PWMU.CO – Nabi Isa al-Masih diutus untuk mengajarkan tauhid bukan trinitas. Apalagi menuhankan dirinya.
Hal itu disampaikan Syarif Hidayatullah SAg dalam Pengajian Ahad Pagi Majelis Tabligh PDM Kota Batu di Masjid Taqwa, Ahad (3/12/2023).
”Nabi Isa diutus kepada Bani Israel untuk menyembah Allah swt, tidak menyekutukanNya,” kata Syarif Hidayatullah yang menjabat Sekretaris PDM Kota Batu.
Dia menyebut surat al-Maidah ayat 72 yang artinya: “Sungguh, telah kafir orang-orang yang berkata: Sesungguhnya Allah itu dialah Al-Masih putra Maryam. Padahal Al-Masih (sendiri) berkata, Wahai Bani Israil sembahlah Allah, Tuhanku dan Tuhanmu. Sesungguhnya barangsiapa mempersekutukan (sesuatu dengan) Allah, maka sungguh Allah mengharamkan surga baginya dan tempatnya ialah di neraka. Dan tidak ada seorang penolong pun bagi orang-orang yang zalim itu.”
Pada surat al-Maidah ayat 116, sambung dia, Allah menegaskan ajaran Nabi Isa pada umatnya melalui dialog ini. ”Ketika Allah berfirman: Hai Isa putra Maryam, adakah kamu mengatakan kepada manusia: Jadikanlah aku dan ibuku dua orang Tuhan selain Allah?.
Isa menjawab: Maha Suci Engkau, tidaklah patut bagiku mengatakan apa yang bukan hakku (mengatakannya). Jika aku pernah mengatakan maka tentulah Engkau mengetahui apa yang ada pada diriku dan aku tidak mengetahui apa yang ada pada diri Engkau. Sesungguhnya Engkau Maha Mengetahui perkara yang ghaib-ghaib.”
Sepeninggal Nabi Isa, Syarif Hidayatullah menjelaskan, ada tiga pendapat yang berkembang pada kaumnya. Pertama, Isa a-Masih ke langit berarti Isa adalah Allah. Ini pendapat kelompok Yakkubiah.
Kedua, Isa yang diangkat ke langit adalah putra Allah. Ini pendapat kelompok Nasturiah.
Ketiga, Isa yang diangkat ke langit adalah hamba Allah.

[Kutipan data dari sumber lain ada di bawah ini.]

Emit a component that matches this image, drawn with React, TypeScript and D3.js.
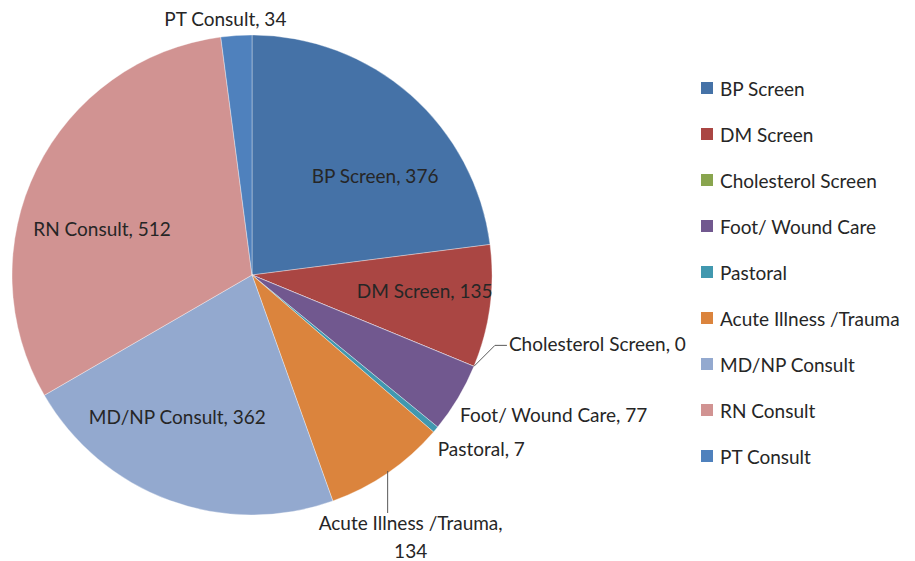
import React, { useEffect, useRef } from "react"
import * as d3 from "d3"

const categories = [
  "BP Screen",
  "DM Screen",
  "Cholesterol Screen",
  "Foot/ Wound Care",
  "Pastoral",
  "Acute Illness /Trauma",
  "MD/NP Consult",
  "RN Consult",
  "PT Consult",
]
const counts = [376, 135, 0, 77, 7, 134, 362, 512, 34]
const colors = [
  "#4572a7",
  "#aa4643",
  "#89a54e",
  "#71588f",
  "#4198af",
  "#db843d",
  "#93a9cf",
  "#d19392",
  "#4f81bd",
]

// label placement: radius factor for anchor, offset and text anchor
const labelPlace = [
  { k: 0.65, dx: 20, dy: 18, anchor: "middle" },
  { k: 0.65, dx: 18, dy: -5, anchor: "middle" },
  { k: 1, dx: 35, dy: -23, anchor: "start" },
  { k: 1, dx: 2, dy: 16, anchor: "start" },
  { k: 1, dx: 2, dy: 19, anchor: "start" },
  { k: 1, dx: 23, dy: 49, anchor: "middle" },
  { k: 0.65, dx: -21, dy: -5, anchor: "middle" },
  { k: 0.65, dx: -10, dy: 22, anchor: "middle" },
  { k: 1, dx: -11, dy: -17, anchor: "middle" },
]

const FONT = "Lato, 'Liberation Sans', sans-serif"
const FS = 19

export default function App() {
  const ref = useRef<SVGSVGElement>(null)

  useEffect(() => {
    const svg = d3.select(ref.current)
    svg.selectAll("*").remove()

    const cx = 252
    const cy = 275
    const r = 240

    const pie = d3.pie<number>().sort(null).value(d => d)
    const arcs = pie(counts)
    const arc = d3.arc<d3.PieArcDatum<number>>().innerRadius(0).outerRadius(r)

    const g = svg.append("g").attr("transform", `translate(${cx},${cy})`)

    g.selectAll("path")
      .data(arcs)
      .enter()
      .append("path")
      .attr("d", arc)
      .attr("fill", (d, i) => colors[i])
      .attr("stroke", "rgba(255,255,255,0.5)")
      .attr("stroke-width", 0.7)

    // anchor point on arc at given radius
    const pt = (d, k) => {
      const a = (d.startAngle + d.endAngle) / 2
      return [Math.sin(a) * r * k, -Math.cos(a) * r * k]
    }

    // leader lines
    const chol = arcs[2]
    const cp = pt(chol, 1)
    g.append("path")
      .attr("d", `M${cp[0]},${cp[1]} L${cp[0] + 21},${cp[1] - 21} L${cp[0] + 33},${cp[1] - 21}`)
      .attr("fill", "none")
      .attr("stroke", "#595959")
      .attr("stroke-width", 1)
    const acute = arcs[5]
    const ap = pt(acute, 1)
    g.append("line")
      .attr("x1", ap[0])
      .attr("y1", ap[1] - 2)
      .attr("x2", ap[0])
      .attr("y2", ap[1] + 40)
      .attr("stroke", "#595959")
      .attr("stroke-width", 1)

    arcs.forEach((d, i) => {
      const p = labelPlace[i]
      const [x, y] = pt(d, p.k)
      const t = g
        .append("text")
        .attr("x", x + p.dx)
        .attr("y", y + p.dy)
        .attr("text-anchor", p.anchor)
        .attr("dominant-baseline", "central")
        .attr("font-family", FONT)
        .attr("font-size", FS)
        .attr("fill", "#262626")
      if (i === 5) {
        t.append("tspan").attr("x", x + p.dx).text(categories[i] + ",")
        t.append("tspan").attr("x", x + p.dx).attr("dy", 28).text(counts[i])
      } else {
        t.text(categories[i] + ", " + counts[i])
      }
    })

    const legend = svg
      .append("g")
      .selectAll("g")
      .data(categories)
      .enter()
      .append("g")
      .attr("transform", (d, i) => `translate(701,${88 + i * 46})`)
    legend
      .append("rect")
      .attr("x", 0)
      .attr("y", -6)
      .attr("width", 12)
      .attr("height", 12)
      .attr("fill", (d, i) => colors[i])
    legend
      .append("text")
      .attr("x", 19)
      .attr("y", 0)
      .attr("dominant-baseline", "central")
      .attr("font-family", FONT)
      .attr("font-size", FS)
      .attr("fill", "#262626")
      .text(d => d)
  }, [])

  return (
    <svg
      ref={ref}
      width={915}
      height={561}
      style={{ position: "absolute", left: 0, top: 0, background: "#fff" }}
    />
  )
}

Ini pendapat kelompok muslimin.
”Kelompok 1 dan 2 sangat banyak jumlahnya, sedangkan kelompok 3 kemudian musnah, sehingga lima abad setelahnya diutuslah Nabi Muhammad untuk meluruskan pandangan Bani Israel tersebut,” katanya.
Dijelaskan, Nabi Isa sama dengan nabi sebelumnya, tak lebih dari manusia biasa yang makan dan minum serta hidup selayaknya manusia. Dia tidak punya kemampuan ilahiah atau rububiyah.
”Bisa mengobati orang buta, bisa bicara waktu bayi, menghidupkan burung dari tanah liat, menurunkan hidangan dari langit, mengeluarkan anak yang sudah mati dan menghidupkannya sebentar, itu semua atas izin Allah,” tuturnya.
Soal penyaliban, katanya, surat an-Nisa: 157 menrangkan dia tidak disalib dan dibunuh. Orang yang disalib adalah orang yang diserupakan dengannya.